Next auction date April 10, 2010. For more information please call (480) 945-0225.

 

2010 Auction

Charles M Russell was self-taught. More than that, he was self-made. Not in the by his bootstraps, rags to riches, captain of Industry way, but in the literal sense. Russell made himself. He adopted history, the history of the west, as his second father and mother. He plucked a persona from the stories of old timers who blazed the frontier and the paintings of Deas and Wimar that hung in his native St. Louis—gateway to the west, trailhead of dreams—paintings of mountain men and trappers and cowboys and he molded that persona as surely as he molded clay into horses and men, he wrangled that persona into the shape of a truly authentic artist with an original inimitable vision. It is often said that Russell’s images best preserve the spirit of the Old West. It might equally be said that it is Russell’s images that created our conception of the Old West.

We forget that. We give in to the temptation to take Charlie Russell at face value, which is to say, we take him and his art for granted. In his own lifetime, art critics admitted that the artist was the cowboy and the cowboy was the artist. Nothing is hidden… There are the horses, splendid animals; there are the riders, splendid men. The sky is subtle, the rocks and brush are perfect but unobtrusive, the colors are vivid and expertly balanced. We talk about these things, about technique and perhaps say something about the simple joy the work elicits from us and lament the simpler, better era the scene reveals. And we leave it at that. Then we, who never knew him, wish we had. And then we smile and call him “Charlie.”

Self-effacing “Charlie “made it look easy. But that doesn’t mean it was.

By 1906, the year he painted Smoking Them Out, Russell, already widely celebrated, had been to New York. He’d worked in the studio of the eminent illustrator John Marchand (who had invited him to come to New York) and had met many of the greatest artists of the day. He’d made tentative forays into bronzes and he’d begun to absorb and make use of the constructive criticism that came his way.

In Smoking Them Out, the cowboys and the herd are composed in a deliberate shallow v above and on either side of the deep shadowed v of the dry ravine. The shadow of the ravine and the shadow of the weathered bank of the trail form an opposing shallow v. that connects cowboys with cattle. One cowboy has fired his six shooter, a second is about to fire his, a third approached on the spur. Part of the herd is up and out of the ravine, a few cows scramble up. We don’t know how many more are down there.

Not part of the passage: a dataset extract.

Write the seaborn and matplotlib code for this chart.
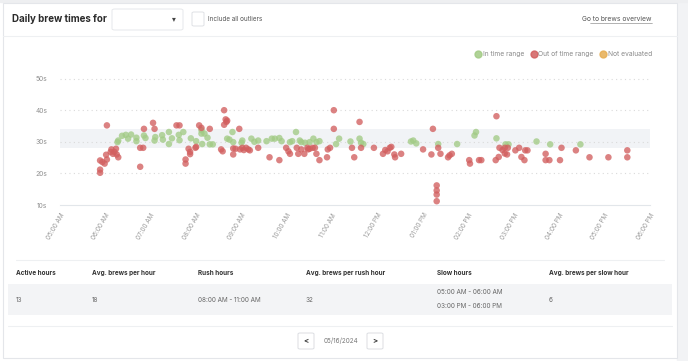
import pandas as pd
import matplotlib
matplotlib.use("Agg")
import matplotlib.pyplot as plt
import matplotlib.dates as mdates
from matplotlib.patches import Rectangle, FancyBboxPatch
from matplotlib.lines import Line2D
import seaborn as sns

# brews inside the expected time window
in_times = ["06:16", "06:17", "06:22", "06:27", "06:30", "06:34", "06:41", "06:41", "06:51", "06:53",
            "07:06", "07:05", "07:15", "07:16", "07:24", "07:24", "07:28", "07:37", "07:38", "07:43",
            "07:53", "08:00", "08:07", "08:08", "08:07", "08:11", "08:15", "08:18", "08:22", "08:41",
            "08:44", "08:48", "08:49", "09:00", "09:01", "09:13", "09:17", "09:22", "09:33", "09:40",
            "09:44", "09:50", "09:53", "10:04", "10:07", "10:12", "10:17", "10:19", "10:24", "10:30",
            "10:35", "10:39", "10:43", "11:05", "11:09", "11:24", "11:36", "11:38", "11:41", "12:44",
            "12:47", "12:51", "13:20", "13:45", "14:08", "14:10", "14:37", "14:49", "14:53", "15:30",
            "15:48", "16:28"]
in_secs = [29.9, 30.4, 31.9, 32.2, 31.0, 32.3, 31.3, 30.2, 32.0, 31.2,
           31.5, 30.4, 32.1, 30.7, 29.3, 33.1, 31.1, 32.2, 30.5, 33.1,
           31.1, 30.2, 32.6, 29.3, 33.7, 32.6, 31.3, 29.2, 29.2, 31.0,
           30.7, 33.1, 29.9, 29.7, 30.4, 31.0, 30.0, 30.4, 30.2, 31.0,
           31.0, 31.2, 30.2, 29.9, 30.2, 33.1, 30.4, 29.9, 29.7, 29.9,
           31.0, 29.9, 30.2, 29.3, 31.0, 30.1, 31.0, 29.7, 29.3, 30.1,
           30.4, 29.5, 29.3, 29.3, 32.0, 33.1, 31.1, 29.2, 29.2, 30.1,
           29.2, 29.2]

# brews outside the expected time window
out_times = ["05:53", "05:53", "05:53", "05:56", "05:59", "06:02", "06:01", "06:02", "06:07", "06:08",
             "06:10", "06:12", "06:14", "06:15", "06:17", "06:46", "06:50", "06:46", "06:51", "07:03",
             "07:05", "07:34", "07:38", "07:46", "07:46", "07:50", "07:52", "07:52", "07:59", "08:00",
             "08:04", "08:07", "08:18", "08:33", "08:35", "08:37", "08:39", "08:40", "08:41", "08:37",
             "08:49", "08:49", "08:52", "08:57", "08:58", "09:01", "09:03", "09:06", "09:09", "09:11",
             "09:22", "09:37", "09:50", "09:59", "10:02", "10:04", "10:13", "10:15", "10:19", "10:23",
             "10:27", "10:28", "10:30", "10:34", "10:37", "10:39", "10:43", "10:53", "10:54", "10:57",
             "11:02", "11:02", "11:26", "11:29", "11:36", "11:38", "11:55", "12:07", "12:10", "12:13",
             "12:16", "12:18", "12:22", "12:23", "12:31", "13:00", "13:11", "13:13", "13:20", "13:23",
             "13:33", "13:35", "13:38", "13:18", "13:18", "13:18", "13:18", "14:01", "14:02", "14:14",
             "14:17", "14:36", "14:37", "14:40", "14:41", "14:45", "14:48", "14:48", "14:51", "14:52",
             "15:02", "15:07", "15:10", "15:14", "15:15", "15:18", "15:42", "15:42", "15:47", "16:01",
             "16:03", "16:22", "16:40", "17:05", "17:30", "17:30"]
out_secs = [20.2, 21.2, 24.1, 23.6, 23.1, 24.4, 25.9, 35.2, 26.8, 27.6,
            26.2, 26.8, 27.8, 26.0, 25.1, 28.1, 28.1, 22.1, 34.1, 36.0,
            34.1, 35.2, 35.2, 24.4, 23.1, 27.8, 26.1, 26.8, 28.1, 28.4,
            35.2, 34.4, 34.1, 27.6, 27.0, 40.0, 37.1, 36.3, 36.7, 35.4,
            27.9, 26.0, 27.8, 34.1, 27.6, 28.1, 27.4, 28.1, 27.6, 27.3,
            28.1, 25.1, 24.2, 28.1, 27.0, 26.2, 28.1, 26.2, 27.6, 26.2,
            28.1, 27.6, 27.8, 28.1, 28.1, 26.2, 24.2, 25.1, 27.6, 28.1,
            40.0, 34.1, 28.1, 25.1, 36.3, 28.1, 28.1, 26.2, 27.4, 27.0,
            28.1, 28.4, 26.0, 25.1, 26.2, 27.6, 26.0, 34.1, 28.1, 26.2,
            25.1, 25.7, 26.2, 16.2, 14.6, 13.3, 11.2, 24.2, 23.1, 24.2,
            24.2, 24.2, 38.1, 25.2, 28.1, 27.4, 26.3, 28.1, 26.0, 28.1,
            27.3, 28.1, 25.2, 24.2, 27.3, 27.3, 26.2, 24.2, 24.2, 24.2,
            28.1, 27.3, 25.1, 25.1, 27.3, 25.1]

status_labels = ["In time range", "Out of time range", "Not evaluated"]
status_colors = ["#a2cb85", "#d25f5f", "#e6ad52"]
target_low, target_high = 28, 34
day = "2024-05-16"

table_headers = ["Active hours", "Avg. brews per hour", "Rush hours",
                 "Avg. brews per rush hour", "Slow hours", "Avg. brews per slow hour"]
table_values = ["13", "18", "08:00 AM - 11:00 AM", "32",
                "05:00 AM - 06:00 AM\n03:00 PM - 06:00 PM", "6"]

df = pd.DataFrame({
    "time": pd.to_datetime([f"{day} {t}" for t in in_times + out_times]),
    "secs": in_secs + out_secs,
    "status": [status_labels[0]] * len(in_times) + [status_labels[1]] * len(out_times),
})

sns.set_style("white")
plt.rcParams["font.family"] = ["Inter", "DejaVu Sans"]

W, H = 688, 361
fig = plt.figure(figsize=(W / 100, H / 100), dpi=100)


def fx(x):
    return x / W


def fy(y):
    return 1 - y / H


# card + page chrome
fig.add_artist(Rectangle((fx(677), 0), fx(11), 1, transform=fig.transFigure, color="#f2f3f5", zorder=0))
fig.add_artist(Rectangle((0, fy(2)), 1, fx(2) * W / H, transform=fig.transFigure, color="#eeeff1", zorder=0))
fig.add_artist(Rectangle((fx(3), fy(358)), fx(674), (358 - 3) / H, transform=fig.transFigure,
                         facecolor="white", edgecolor="#e4e6ea", lw=0.8, zorder=0))

# header
fig.text(fx(12), fy(19), "Daily brew times for", fontsize=7, fontweight="bold", color="#2b2b2b", va="center")
fig.add_artist(FancyBboxPatch((fx(112), fy(30)), fx(71), 21 / H, boxstyle="round,pad=0,rounding_size=0.004",
                              transform=fig.transFigure, facecolor="white", edgecolor="#e6e8eb", lw=0.7))
fig.text(fx(174), fy(19), "▾", fontsize=5.5, color="#444", ha="center", va="center")
fig.add_artist(FancyBboxPatch((fx(192), fy(26)), fx(12), 14 / H, boxstyle="round,pad=0,rounding_size=0.003",
                              transform=fig.transFigure, facecolor="white", edgecolor="#dfe1e5", lw=0.7))
fig.text(fx(208), fy(19), "Include all outliers", fontsize=4.6, color="#555", va="center")
fig.text(fx(652), fy(19), "Go to brews overview", fontsize=4.8, color="#555", va="center", ha="right")
fig.add_artist(Line2D([fx(590), fx(652)], [fy(22.5), fy(22.5)], transform=fig.transFigure, color="#777", lw=0.4))
fig.add_artist(Line2D([fx(3), fx(677)], [fy(36), fy(36)], transform=fig.transFigure, color="#eef0f2", lw=0.8))

# scatter
ax = fig.add_axes([fx(60), fy(205), fx(590), (205 - 72.3) / H])
ax.axhspan(target_low, target_high, color="#f1f3f6", lw=0, zorder=0)
for v in [20, 30, 40, 50]:
    ax.axhline(v, color="#dadada", lw=0.8, ls=(0, (1, 3)), zorder=0.5)
sns.scatterplot(data=df, x="time", y="secs", hue="status", hue_order=status_labels,
                palette=dict(zip(status_labels, status_colors)), s=22, alpha=0.78,
                linewidth=0, legend=False, ax=ax, zorder=2)

ax.set_xlim(pd.Timestamp(f"{day} 05:00"), pd.Timestamp(f"{day} 18:00"))
ax.set_ylim(10, 52)
ax.set_yticks([10, 20, 30, 40, 50])
ax.set_yticklabels([f"{v}s" for v in [10, 20, 30, 40, 50]])
ax.xaxis.set_major_locator(mdates.HourLocator())
ax.xaxis.set_major_formatter(mdates.DateFormatter("%I:%M %p"))
ax.set_xlabel("")
ax.set_ylabel("")
for s in ["top", "right", "left"]:
    ax.spines[s].set_visible(False)
ax.spines["bottom"].set_color("#e2e6ea")
ax.spines["bottom"].set_linewidth(0.8)
ax.tick_params(axis="y", length=0, pad=9, labelsize=4.8, labelcolor="#8f8f8f")
ax.tick_params(axis="x", length=3, width=0.6, color="#e2e6ea", pad=2, labelsize=4.6, labelcolor="#999999")
for lbl in ax.get_xticklabels():
    lbl.set_rotation(60)
    lbl.set_ha("right")
    lbl.set_va("top")
    lbl.set_rotation_mode("anchor")
ax.patch.set_alpha(0)

handles = [Line2D([], [], marker="o", ls="", color=c, markersize=5, alpha=0.85) for c in status_colors]
fig.legend(handles, status_labels, loc="center right", bbox_to_anchor=(fx(652), fy(54)), ncol=3,
           frameon=False, fontsize=4.8, labelcolor="#8a8a8a", handletextpad=0.3, columnspacing=1.0,
           handlelength=0.8, borderaxespad=0, borderpad=0)

# stats table
fig.add_artist(Line2D([fx(16), fx(664)], [fy(260), fy(260)], transform=fig.transFigure, color="#eef0f2", lw=0.8))
fig.add_artist(Rectangle((fx(8), fy(315)), fx(664), 31 / H, transform=fig.transFigure, color="#f3f4f6", lw=0))
col_x = [16, 92, 198, 306, 437, 549]
for x, h, v in zip(col_x, table_headers, table_values):
    fig.text(fx(x), fy(273), h, fontsize=4.6, fontweight="bold", color="#333", va="center")
    fig.text(fx(x), fy(299.5), v, fontsize=4.6, color="#666", va="center", linespacing=2.6)
fig.add_artist(Line2D([fx(8), fx(672)], [fy(326), fy(326)], transform=fig.transFigure, color="#eef0f2", lw=0.8))

# pagination
for x0, glyph in [(298, "<"), (367, ">")]:
    fig.add_artist(FancyBboxPatch((fx(x0), fy(349)), fx(16), 16 / H, boxstyle="round,pad=0,rounding_size=0.003",
                                  transform=fig.transFigure, facecolor="white", edgecolor="#dcdee2", lw=0.7))
    fig.text(fx(x0 + 8), fy(341), glyph, fontsize=5.5, fontweight="bold", color="#333", ha="center", va="center")
fig.text(fx(341), fy(341), "05/16/2024", fontsize=4.6, color="#777", ha="center", va="center")

fig.savefig("out.png", dpi=100, facecolor="white")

It’s dry. The all but cloudless pale blue sky is a sky without rain. The grasses and brush are pale green and yellow, without lushness. Smoking Them Out is much more than just an action scene. It depicts a moment of deadly seriousness as the cowboys race to keep the herd moving, save the herd from scattering, from drought, from death. Though they are physically far from one another, Russell orchestrates the composition, herds the paint—the colors, the shapes, the textures—so that cowboys and cattle are right next to one another in the picture plane. The lives of the cattle are one with the livelihoods of the cowboys. They ride the same trail. Russell has “smoked” this painting out of the shadow of its conception in his own mind, his own cowboy past, and the past he created and has bequeathed to us.

“Charlie” makes Charles M’s painstaking labors look easy. But that doesn’t mean it is.